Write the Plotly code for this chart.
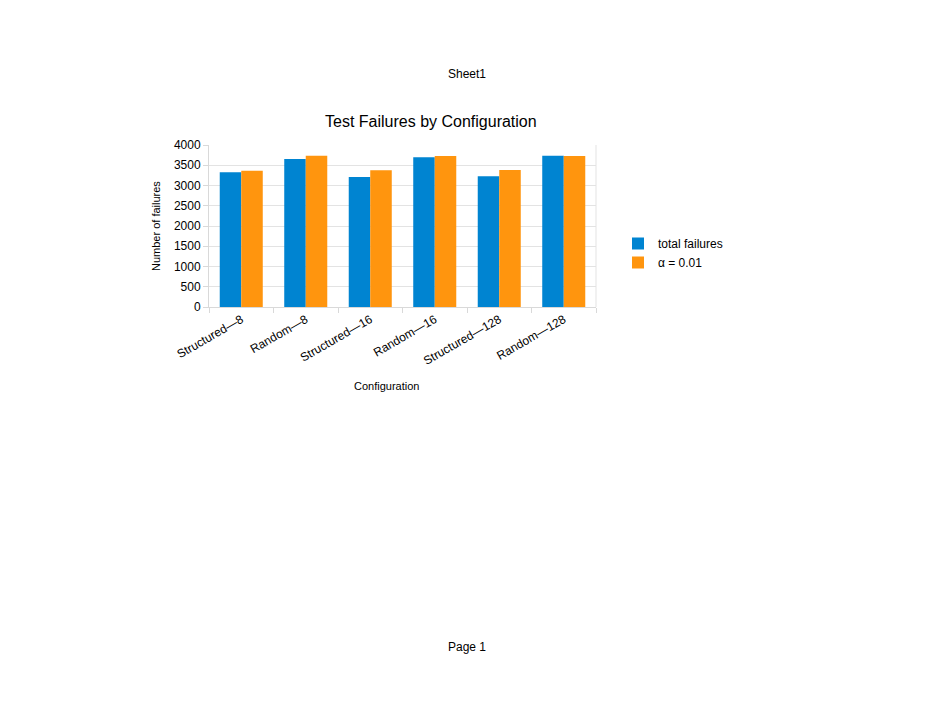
from plotly import graph_objects as go

configs = ["Structured—8", "Random—8", "Structured—16", "Random—16", "Structured—128", "Random—128"]
total_failures = [3327, 3654, 3211, 3696, 3228, 3736]
alpha_001 = [3366, 3736, 3376, 3728, 3383, 3728]
y_ticks = [0, 500, 1000, 1500, 2000, 2500, 3000, 3500, 4000]

W, H = 935, 723
off = 8  # page body margin in the browser
left, right, top, bottom = 209 - off, 596 - off, 145 - off, 307 - off  # plot area in page pixels


def px2paper(x, y):
    x, y = x - off, y - off
    return (x - left) / (right - left), (bottom - y) / (bottom - top)


fig = go.Figure()
fig.add_trace(go.Bar(x=configs, y=total_failures, name="total failures", marker_color="#0084d1",
                     marker_line_width=0))
fig.add_trace(go.Bar(x=configs, y=alpha_001, name="α = 0.01", marker_color="#ff950e",
                     marker_line_width=0))

font = "Liberation Sans, Arial, sans-serif"
annots = []
for txt, x, y, size in [("Sheet1", 467, 74, 12), ("Page 1", 467, 647, 12),
                        ("Test Failures by Configuration", 431, 121, 16),
                        ("Configuration", 386, 386, 11)]:
    px, py = px2paper(x, y)
    annots.append(dict(text=txt, x=px, y=py, xref="paper", yref="paper", showarrow=False,
                       xanchor="center", yanchor="middle", font=dict(size=size, color="#000000")))
px, py = px2paper(156, 226)
annots.append(dict(text="Number of failures", x=px, y=py, xref="paper", yref="paper", showarrow=False,
                   textangle=-90, xanchor="center", yanchor="middle", font=dict(size=11, color="#000000")))

lx, ly = px2paper(618, 229)
fig.update_layout(
    width=W, height=H,
    margin=dict(l=left, r=W - right, t=top, b=H - bottom, pad=0),
    paper_bgcolor="white", plot_bgcolor="white",
    font=dict(family=font, size=12, color="#000000"),
    barmode="group", bargap=0.333, bargroupgap=0,
    showlegend=True,
    legend=dict(x=lx, y=ly, xanchor="left", yanchor="top", font=dict(size=12),
                itemwidth=30, tracegroupgap=0),
    annotations=annots,
)
fig.update_xaxes(tickangle=-30, ticks="outside", tickson="boundaries", ticklen=5,
                 tickcolor="#d9d9d9", showline=True, linecolor="#d9d9d9", showgrid=False,
                 tickfont=dict(size=12), mirror=False)
fig.update_yaxes(range=[0, 4000], tickvals=y_ticks, ticks="outside", ticklen=5, tickcolor="#d9d9d9",
                 showline=True, linecolor="#d9d9d9", showgrid=True, gridcolor="#e3e3e3",
                 zeroline=False, tickfont=dict(size=12), mirror=False)
# right border of plot area
fig.add_shape(type="line", xref="paper", yref="paper", x0=1, x1=1, y0=0, y1=1,
              line=dict(color="#e3e3e3", width=1))

fig.write_html("out.html")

§ **Given request**:
Transcribe the material exactly, keeping every word and none of the pictures.

§ **Full solution**:
Write the Plotly code for this chart.
from plotly import graph_objects as go

configs = ["Structured—8", "Random—8", "Structured—16", "Random—16", "Structured—128", "Random—128"]
total_failures = [3327, 3654, 3211, 3696, 3228, 3736]
alpha_001 = [3366, 3736, 3376, 3728, 3383, 3728]
y_ticks = [0, 500, 1000, 1500, 2000, 2500, 3000, 3500, 4000]

W, H = 935, 723
off = 8  # page body margin in the browser
left, right, top, bottom = 209 - off, 596 - off, 145 - off, 307 - off  # plot area in page pixels


def px2paper(x, y):
    x, y = x - off, y - off
    return (x - left) / (right - left), (bottom - y) / (bottom - top)


fig = go.Figure()
fig.add_trace(go.Bar(x=configs, y=total_failures, name="total failures", marker_color="#0084d1",
                     marker_line_width=0))
fig.add_trace(go.Bar(x=configs, y=alpha_001, name="α = 0.01", marker_color="#ff950e",
                     marker_line_width=0))

font = "Liberation Sans, Arial, sans-serif"
annots = []
for txt, x, y, size in [("Sheet1", 467, 74, 12), ("Page 1", 467, 647, 12),
                        ("Test Failures by Configuration", 431, 121, 16),
                        ("Configuration", 386, 386, 11)]:
    px, py = px2paper(x, y)
    annots.append(dict(text=txt, x=px, y=py, xref="paper", yref="paper", showarrow=False,
                       xanchor="center", yanchor="middle", font=dict(size=size, color="#000000")))
px, py = px2paper(156, 226)
annots.append(dict(text="Number of failures", x=px, y=py, xref="paper", yref="paper", showarrow=False,
                   textangle=-90, xanchor="center", yanchor="middle", font=dict(size=11, color="#000000")))

lx, ly = px2paper(618, 229)
fig.update_layout(
    width=W, height=H,
    margin=dict(l=left, r=W - right, t=top, b=H - bottom, pad=0),
    paper_bgcolor="white", plot_bgcolor="white",
    font=dict(family=font, size=12, color="#000000"),
    barmode="group", bargap=0.333, bargroupgap=0,
    showlegend=True,
    legend=dict(x=lx, y=ly, xanchor="left", yanchor="top", font=dict(size=12),
                itemwidth=30, tracegroupgap=0),
    annotations=annots,
)
fig.update_xaxes(tickangle=-30, ticks="outside", tickson="boundaries", ticklen=5,
                 tickcolor="#d9d9d9", showline=True, linecolor="#d9d9d9", showgrid=False,
                 tickfont=dict(size=12), mirror=False)
fig.update_yaxes(range=[0, 4000], tickvals=y_ticks, ticks="outside", ticklen=5, tickcolor="#d9d9d9",
                 showline=True, linecolor="#d9d9d9", showgrid=True, gridcolor="#e3e3e3",
                 zeroline=False, tickfont=dict(size=12), mirror=False)
# right border of plot area
fig.add_shape(type="line", xref="paper", yref="paper", x0=1, x1=1, y0=0, y1=1,
              line=dict(color="#e3e3e3", width=1))

fig.write_html("out.html")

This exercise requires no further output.